There is competition between train services provided by companies such as Japan Rail, Hankyu line, Kintetsu line, Toei line, Tokyu Toyoko line, Odakyu line, Tobu Nikko line, Seibu Shinjuku line, and others. We traveled within Osaka and to a small castle town the same distance again past Kobe and we could have purchased one ticket at the vending machine from our initial journey point in Osaka, or have upgraded a ticket purchased for intra-city travel either on the train or at our destination. You can travel between Kyoto and Osaka in less than forty minutes and for less than ¥400 ($4.00).

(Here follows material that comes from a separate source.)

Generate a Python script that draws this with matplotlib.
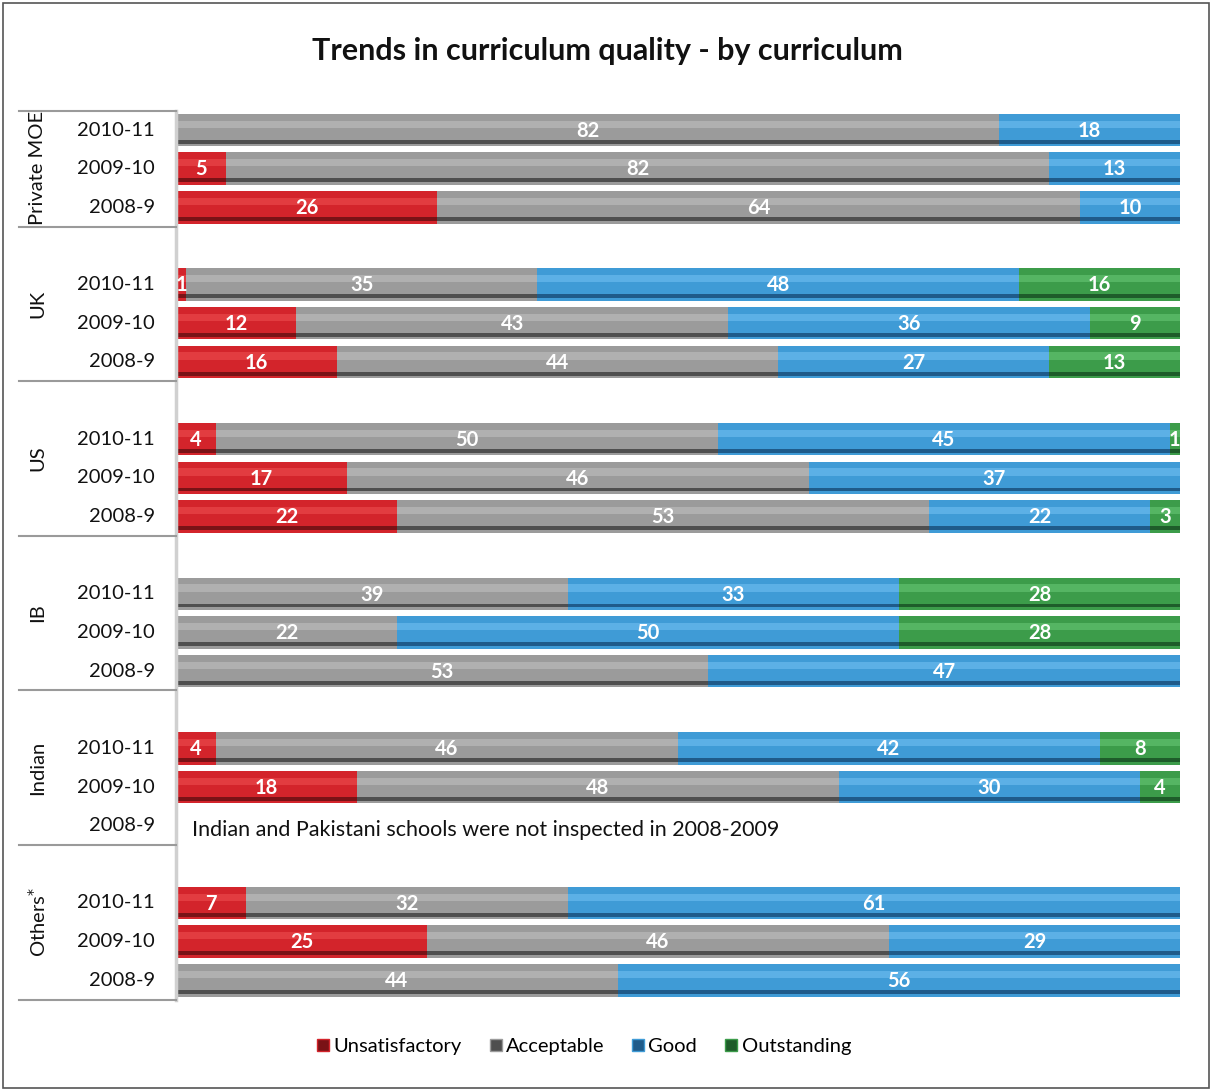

Between Kyoto and Tokyo you can ride a bullet train, the shinkansen, which will take you the distance, from city center to city center, in about 2.5 hours for about the price of a plane flight which would require you to take additional transportation to the city centers that would probably exceed the flight time itself. On the other hand, you still have an option of drastically reducing the cost of the travel by taking a regular train, American style, on an 8 hour trip.
Taxi drivers open and close passenger doors without leaving their seats or turning around. They have a hand lever next to the steering wheel. They take credit cards which seems a bit strange in a country where cash transactions are so dominant. In ultra expensive Japan, the cost of a taxi ride is one of the more expensive, in Kyoto you have to pay ¥580 just to have the door open and in Tokyo it was ¥70 higher.